Alcuni però ritengono che questa semplicità sia un difetto… “A volte penso che si vergognino un po’ delle loro origini,  ma le loro sono radici nobili. Il mondo contadino è di una saggezza meravigliosa, come dice Olmi. E’ come il mondo degli indiani d’America: sa vivere in armonia con la natura. È un mondo che niente spreca e niente rovina, che fa le case con la pietra e l’argilla del posto, case che non vedi da lontano, non hanno colori psichedelici, finti, ma si mimetizzano, si fondono con il paesaggio circostante, non vogliono esibirsi, mostrarsi. Le case contadine sono armoniche e funzionali. Sta lì la vera eleganza. Il problema è forse di certa borghesia che invece rifiuta le sue origini e vuole mostrarsi per ciò che non è: una classe superiore. Ma la raffinatezza del sentire si raggiunge solo con la cultura e la profondità dell’essere, non dell’apparire”.Si avverte un processo di omologazione che spesso  scade nell’anonimato. Sei d’accordo?“Peggio, nel cattivo gusto. Kitsch è voler apparire qualcosa che non si è e che non si può conquistare solo col denaro o il successo. Cultura è conoscere, comprendere per divenire migliori. I veri calabresi sono invece quelli che riscoprono la propria terra, che ne sono orgogliosi, che vorrebbero che mostrasse un’altra immagine di sé, come le radici che partono da lontano, dalla Magna Graecia. Non deve però essere necessariamente solo un retaggio, qui non ci sono solo i Bronzi di Riace: la soluzione è rinnovarsi, creare. La Calabria deve ritrovare la sua anima: il Sud che riconosce la propria essenza è invincibile. Dobbiamo dunque cercarla, senza tentare di costruire una Costa Azzurra che esiste già”.

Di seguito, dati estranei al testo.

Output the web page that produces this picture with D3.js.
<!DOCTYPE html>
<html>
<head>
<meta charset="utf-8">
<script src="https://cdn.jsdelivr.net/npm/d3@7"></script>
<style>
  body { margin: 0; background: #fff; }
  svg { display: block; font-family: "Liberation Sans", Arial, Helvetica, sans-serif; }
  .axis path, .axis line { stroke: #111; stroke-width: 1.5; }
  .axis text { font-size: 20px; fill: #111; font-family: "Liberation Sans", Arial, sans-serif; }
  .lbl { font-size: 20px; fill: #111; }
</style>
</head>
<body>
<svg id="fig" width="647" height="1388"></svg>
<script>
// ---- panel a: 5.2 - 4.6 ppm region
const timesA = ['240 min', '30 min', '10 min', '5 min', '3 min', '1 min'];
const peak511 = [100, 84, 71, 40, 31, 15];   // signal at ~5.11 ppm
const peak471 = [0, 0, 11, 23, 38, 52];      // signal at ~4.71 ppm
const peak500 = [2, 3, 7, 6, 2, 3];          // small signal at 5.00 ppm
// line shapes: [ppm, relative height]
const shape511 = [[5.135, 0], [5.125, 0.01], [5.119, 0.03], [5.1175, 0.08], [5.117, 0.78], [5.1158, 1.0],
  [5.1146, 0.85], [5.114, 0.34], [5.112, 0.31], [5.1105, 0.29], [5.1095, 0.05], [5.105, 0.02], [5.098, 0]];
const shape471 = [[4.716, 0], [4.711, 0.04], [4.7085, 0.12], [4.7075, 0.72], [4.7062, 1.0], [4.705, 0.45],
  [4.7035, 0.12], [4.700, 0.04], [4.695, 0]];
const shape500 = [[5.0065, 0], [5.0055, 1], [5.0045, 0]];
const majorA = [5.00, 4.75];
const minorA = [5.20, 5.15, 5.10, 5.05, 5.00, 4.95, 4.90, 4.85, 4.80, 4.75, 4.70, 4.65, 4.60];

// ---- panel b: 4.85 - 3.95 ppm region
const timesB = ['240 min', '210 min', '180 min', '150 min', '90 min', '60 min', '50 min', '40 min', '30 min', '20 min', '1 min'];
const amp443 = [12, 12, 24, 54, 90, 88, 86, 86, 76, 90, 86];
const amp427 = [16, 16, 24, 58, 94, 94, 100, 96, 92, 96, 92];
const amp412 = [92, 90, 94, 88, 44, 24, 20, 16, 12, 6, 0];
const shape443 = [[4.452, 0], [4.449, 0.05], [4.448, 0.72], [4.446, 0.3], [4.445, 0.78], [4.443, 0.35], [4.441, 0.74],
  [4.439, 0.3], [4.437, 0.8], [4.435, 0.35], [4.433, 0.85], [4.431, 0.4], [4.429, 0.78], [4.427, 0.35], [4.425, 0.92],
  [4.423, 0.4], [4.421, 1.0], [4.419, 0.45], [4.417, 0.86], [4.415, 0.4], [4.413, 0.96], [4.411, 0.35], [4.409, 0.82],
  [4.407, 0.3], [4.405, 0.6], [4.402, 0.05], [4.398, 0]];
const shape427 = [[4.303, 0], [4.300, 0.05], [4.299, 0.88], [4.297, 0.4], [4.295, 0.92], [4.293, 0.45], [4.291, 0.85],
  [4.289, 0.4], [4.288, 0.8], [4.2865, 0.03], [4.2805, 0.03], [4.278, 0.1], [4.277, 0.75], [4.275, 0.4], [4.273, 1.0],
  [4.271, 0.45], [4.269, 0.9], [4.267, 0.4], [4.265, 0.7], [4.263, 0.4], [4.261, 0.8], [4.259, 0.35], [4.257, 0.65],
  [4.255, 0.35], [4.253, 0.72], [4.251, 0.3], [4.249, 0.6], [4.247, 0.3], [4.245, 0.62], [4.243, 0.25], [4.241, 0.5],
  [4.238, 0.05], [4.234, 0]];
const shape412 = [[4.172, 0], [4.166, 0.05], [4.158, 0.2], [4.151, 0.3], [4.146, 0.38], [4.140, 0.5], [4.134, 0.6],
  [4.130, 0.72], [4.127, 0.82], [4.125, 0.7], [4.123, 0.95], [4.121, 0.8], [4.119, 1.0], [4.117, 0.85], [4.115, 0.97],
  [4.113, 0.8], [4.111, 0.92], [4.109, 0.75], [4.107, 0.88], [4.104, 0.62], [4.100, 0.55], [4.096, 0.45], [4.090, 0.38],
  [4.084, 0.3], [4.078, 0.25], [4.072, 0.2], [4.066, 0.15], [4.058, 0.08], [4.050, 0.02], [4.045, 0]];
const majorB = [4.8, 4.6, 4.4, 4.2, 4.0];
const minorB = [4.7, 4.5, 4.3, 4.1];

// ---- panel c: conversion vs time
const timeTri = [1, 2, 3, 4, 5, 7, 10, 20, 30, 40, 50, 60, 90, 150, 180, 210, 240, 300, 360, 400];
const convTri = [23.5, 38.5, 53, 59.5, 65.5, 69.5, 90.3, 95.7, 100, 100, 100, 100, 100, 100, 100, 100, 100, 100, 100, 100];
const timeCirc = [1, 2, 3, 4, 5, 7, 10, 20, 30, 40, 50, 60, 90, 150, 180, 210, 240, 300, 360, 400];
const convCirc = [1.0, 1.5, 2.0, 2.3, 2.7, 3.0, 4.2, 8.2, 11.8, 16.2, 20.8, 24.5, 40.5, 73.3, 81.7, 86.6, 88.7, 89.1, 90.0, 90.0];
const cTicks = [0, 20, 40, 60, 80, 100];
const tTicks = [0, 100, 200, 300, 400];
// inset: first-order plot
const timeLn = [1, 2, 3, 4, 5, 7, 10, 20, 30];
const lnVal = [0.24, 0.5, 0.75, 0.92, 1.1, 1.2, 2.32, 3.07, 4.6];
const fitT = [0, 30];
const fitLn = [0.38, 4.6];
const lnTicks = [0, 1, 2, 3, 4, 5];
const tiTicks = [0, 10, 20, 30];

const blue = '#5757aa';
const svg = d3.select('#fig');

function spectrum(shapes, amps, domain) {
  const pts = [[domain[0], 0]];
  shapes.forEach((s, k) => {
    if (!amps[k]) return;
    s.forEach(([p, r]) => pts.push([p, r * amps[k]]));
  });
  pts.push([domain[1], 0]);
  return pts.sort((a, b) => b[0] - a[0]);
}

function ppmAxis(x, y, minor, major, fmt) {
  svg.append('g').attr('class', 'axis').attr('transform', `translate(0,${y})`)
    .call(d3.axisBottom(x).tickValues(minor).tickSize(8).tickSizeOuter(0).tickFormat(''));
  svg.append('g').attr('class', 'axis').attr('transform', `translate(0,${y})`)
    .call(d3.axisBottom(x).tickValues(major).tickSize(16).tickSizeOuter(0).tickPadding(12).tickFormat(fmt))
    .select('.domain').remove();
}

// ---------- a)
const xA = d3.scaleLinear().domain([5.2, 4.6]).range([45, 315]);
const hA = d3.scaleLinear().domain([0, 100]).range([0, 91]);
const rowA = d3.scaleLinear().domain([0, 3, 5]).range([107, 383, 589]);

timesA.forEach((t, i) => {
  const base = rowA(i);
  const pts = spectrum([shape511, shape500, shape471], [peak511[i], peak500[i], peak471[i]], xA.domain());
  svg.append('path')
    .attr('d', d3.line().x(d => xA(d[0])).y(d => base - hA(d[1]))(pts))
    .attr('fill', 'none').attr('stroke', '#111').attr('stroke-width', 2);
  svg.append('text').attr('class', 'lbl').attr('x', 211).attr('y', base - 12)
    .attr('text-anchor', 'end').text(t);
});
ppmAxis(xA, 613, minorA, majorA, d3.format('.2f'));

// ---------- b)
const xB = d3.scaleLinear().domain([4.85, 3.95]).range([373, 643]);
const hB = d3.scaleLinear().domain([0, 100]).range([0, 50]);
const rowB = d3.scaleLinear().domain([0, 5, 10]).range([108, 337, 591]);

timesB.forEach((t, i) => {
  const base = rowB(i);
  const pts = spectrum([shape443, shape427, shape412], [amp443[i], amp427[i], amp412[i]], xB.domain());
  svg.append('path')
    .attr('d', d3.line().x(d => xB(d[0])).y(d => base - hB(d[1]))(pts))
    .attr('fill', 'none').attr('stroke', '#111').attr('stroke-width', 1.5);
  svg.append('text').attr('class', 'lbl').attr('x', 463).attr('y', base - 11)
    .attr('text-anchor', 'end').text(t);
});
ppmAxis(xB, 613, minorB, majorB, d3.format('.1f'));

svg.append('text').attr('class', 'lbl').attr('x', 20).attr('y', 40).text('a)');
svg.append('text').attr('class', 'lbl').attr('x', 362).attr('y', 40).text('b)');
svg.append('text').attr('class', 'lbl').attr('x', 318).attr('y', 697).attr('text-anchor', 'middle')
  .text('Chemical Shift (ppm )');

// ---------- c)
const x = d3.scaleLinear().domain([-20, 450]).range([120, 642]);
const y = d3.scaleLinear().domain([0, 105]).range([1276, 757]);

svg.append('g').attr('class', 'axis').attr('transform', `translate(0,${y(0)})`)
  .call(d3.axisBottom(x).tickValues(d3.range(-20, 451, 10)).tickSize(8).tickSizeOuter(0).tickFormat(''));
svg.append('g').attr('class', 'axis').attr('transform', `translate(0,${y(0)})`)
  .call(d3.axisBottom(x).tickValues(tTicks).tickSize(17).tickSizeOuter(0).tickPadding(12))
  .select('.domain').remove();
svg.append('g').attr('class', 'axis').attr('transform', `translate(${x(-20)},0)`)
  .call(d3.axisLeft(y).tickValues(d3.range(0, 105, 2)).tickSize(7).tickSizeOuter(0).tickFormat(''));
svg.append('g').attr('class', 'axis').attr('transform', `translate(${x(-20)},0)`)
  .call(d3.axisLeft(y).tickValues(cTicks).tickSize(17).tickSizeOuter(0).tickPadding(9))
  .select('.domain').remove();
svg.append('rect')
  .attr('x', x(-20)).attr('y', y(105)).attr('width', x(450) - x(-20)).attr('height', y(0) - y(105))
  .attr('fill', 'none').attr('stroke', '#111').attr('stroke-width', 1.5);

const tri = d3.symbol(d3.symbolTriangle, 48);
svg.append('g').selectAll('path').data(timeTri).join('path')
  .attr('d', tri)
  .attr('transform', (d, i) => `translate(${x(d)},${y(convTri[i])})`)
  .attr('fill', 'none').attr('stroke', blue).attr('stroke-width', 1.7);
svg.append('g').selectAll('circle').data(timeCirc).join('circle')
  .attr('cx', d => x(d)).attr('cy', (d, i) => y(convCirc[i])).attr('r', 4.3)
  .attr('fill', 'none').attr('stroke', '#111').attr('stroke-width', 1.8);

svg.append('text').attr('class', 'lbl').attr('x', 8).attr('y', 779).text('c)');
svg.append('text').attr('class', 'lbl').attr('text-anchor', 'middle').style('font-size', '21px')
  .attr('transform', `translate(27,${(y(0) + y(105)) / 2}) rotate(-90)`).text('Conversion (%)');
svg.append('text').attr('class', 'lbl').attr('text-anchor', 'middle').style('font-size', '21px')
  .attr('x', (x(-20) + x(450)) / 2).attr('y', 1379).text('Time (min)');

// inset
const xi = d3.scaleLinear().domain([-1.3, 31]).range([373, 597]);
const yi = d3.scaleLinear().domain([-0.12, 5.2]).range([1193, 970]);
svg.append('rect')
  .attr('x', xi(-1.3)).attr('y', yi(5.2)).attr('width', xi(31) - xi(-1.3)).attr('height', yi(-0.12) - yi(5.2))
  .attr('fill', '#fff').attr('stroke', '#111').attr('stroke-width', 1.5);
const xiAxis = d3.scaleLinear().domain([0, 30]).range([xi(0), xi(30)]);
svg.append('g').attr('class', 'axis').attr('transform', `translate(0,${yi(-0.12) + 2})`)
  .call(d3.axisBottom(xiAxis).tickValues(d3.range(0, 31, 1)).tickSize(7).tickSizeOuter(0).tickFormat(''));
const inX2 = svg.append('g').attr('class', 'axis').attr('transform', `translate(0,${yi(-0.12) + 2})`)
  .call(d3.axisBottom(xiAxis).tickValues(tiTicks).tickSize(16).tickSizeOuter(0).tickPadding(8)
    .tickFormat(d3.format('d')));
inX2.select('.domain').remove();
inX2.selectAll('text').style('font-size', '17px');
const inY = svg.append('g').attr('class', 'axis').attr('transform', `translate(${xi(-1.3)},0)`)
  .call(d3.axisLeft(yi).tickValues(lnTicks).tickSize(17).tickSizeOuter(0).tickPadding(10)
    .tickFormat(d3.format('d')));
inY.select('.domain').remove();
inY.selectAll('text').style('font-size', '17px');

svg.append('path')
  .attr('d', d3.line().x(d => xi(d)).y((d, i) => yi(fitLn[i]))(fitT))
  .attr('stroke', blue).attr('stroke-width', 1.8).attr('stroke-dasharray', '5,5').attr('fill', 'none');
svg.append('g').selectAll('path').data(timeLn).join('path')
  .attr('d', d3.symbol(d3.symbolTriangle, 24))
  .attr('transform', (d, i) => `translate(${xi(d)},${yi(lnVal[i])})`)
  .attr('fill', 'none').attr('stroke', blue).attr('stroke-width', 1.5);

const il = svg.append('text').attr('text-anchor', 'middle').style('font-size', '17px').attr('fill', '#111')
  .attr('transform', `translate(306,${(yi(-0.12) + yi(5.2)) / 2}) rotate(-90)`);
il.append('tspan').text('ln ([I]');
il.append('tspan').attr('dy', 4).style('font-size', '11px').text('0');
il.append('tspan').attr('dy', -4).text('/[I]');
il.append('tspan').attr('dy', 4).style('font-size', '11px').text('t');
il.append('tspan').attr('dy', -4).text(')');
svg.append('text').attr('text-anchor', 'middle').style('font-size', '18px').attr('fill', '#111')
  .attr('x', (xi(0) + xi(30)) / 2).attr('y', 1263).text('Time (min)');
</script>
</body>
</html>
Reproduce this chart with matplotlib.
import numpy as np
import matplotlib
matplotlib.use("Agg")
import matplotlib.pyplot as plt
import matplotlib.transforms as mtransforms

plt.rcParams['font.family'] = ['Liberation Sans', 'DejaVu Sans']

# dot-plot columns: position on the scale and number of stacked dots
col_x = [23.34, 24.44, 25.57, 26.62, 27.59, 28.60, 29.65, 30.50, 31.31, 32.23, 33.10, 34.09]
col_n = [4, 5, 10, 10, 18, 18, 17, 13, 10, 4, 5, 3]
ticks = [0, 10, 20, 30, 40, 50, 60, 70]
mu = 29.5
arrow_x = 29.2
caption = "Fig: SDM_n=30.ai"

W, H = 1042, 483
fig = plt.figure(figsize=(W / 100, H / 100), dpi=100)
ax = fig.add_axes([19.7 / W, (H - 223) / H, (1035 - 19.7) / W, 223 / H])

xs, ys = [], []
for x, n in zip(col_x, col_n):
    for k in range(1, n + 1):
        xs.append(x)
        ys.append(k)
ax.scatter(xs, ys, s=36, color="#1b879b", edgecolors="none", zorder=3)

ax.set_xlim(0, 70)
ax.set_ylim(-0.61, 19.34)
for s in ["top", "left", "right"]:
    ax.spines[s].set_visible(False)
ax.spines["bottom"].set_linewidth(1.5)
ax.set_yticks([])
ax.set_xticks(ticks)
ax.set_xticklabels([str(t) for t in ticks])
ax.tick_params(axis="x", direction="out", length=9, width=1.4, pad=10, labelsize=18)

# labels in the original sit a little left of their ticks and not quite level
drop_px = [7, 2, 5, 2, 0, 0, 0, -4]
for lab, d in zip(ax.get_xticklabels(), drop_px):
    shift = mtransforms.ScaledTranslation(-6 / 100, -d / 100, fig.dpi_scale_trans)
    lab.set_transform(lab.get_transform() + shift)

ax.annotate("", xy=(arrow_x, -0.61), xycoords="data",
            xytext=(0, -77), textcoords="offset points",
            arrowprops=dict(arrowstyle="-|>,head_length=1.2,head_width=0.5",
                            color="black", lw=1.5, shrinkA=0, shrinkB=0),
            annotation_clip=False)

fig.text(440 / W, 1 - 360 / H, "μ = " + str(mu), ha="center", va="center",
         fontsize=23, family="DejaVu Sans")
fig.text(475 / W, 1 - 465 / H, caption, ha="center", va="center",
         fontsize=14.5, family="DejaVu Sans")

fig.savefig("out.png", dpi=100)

Cosa manca in Calabria dal tuo punto di vista? “Mancano sindaci intraprendenti e illuminati che abbiano l’idea di promuovere questo tipo di cultura. E manca una comunicazione ad alto livello, bilingue, trilingue, sui social network. Con il web tutto è possibile. Tutto il mondo è collegato, basta realizzare siti ad hoc in rete: verrebbero dall’Europa, dall’America. Paesaggi immacolati, cibo locale, artigianato: quante realtà in questi piccoli paesi si potrebbero attivare senza costruire, senza consumo di suolo, ma restaurando ciò che di bello e valido ancora esiste nei centri storici. Con la competenza di architetti intelligenti e di buon gusto, si potrebbero recuperare vecchi abitati contadini o antiche case patrizie, senza alterarne lo charme. Costerebbe un filo di più, ma attirerebbe un pubblico più raffinato e pronto a spendere”.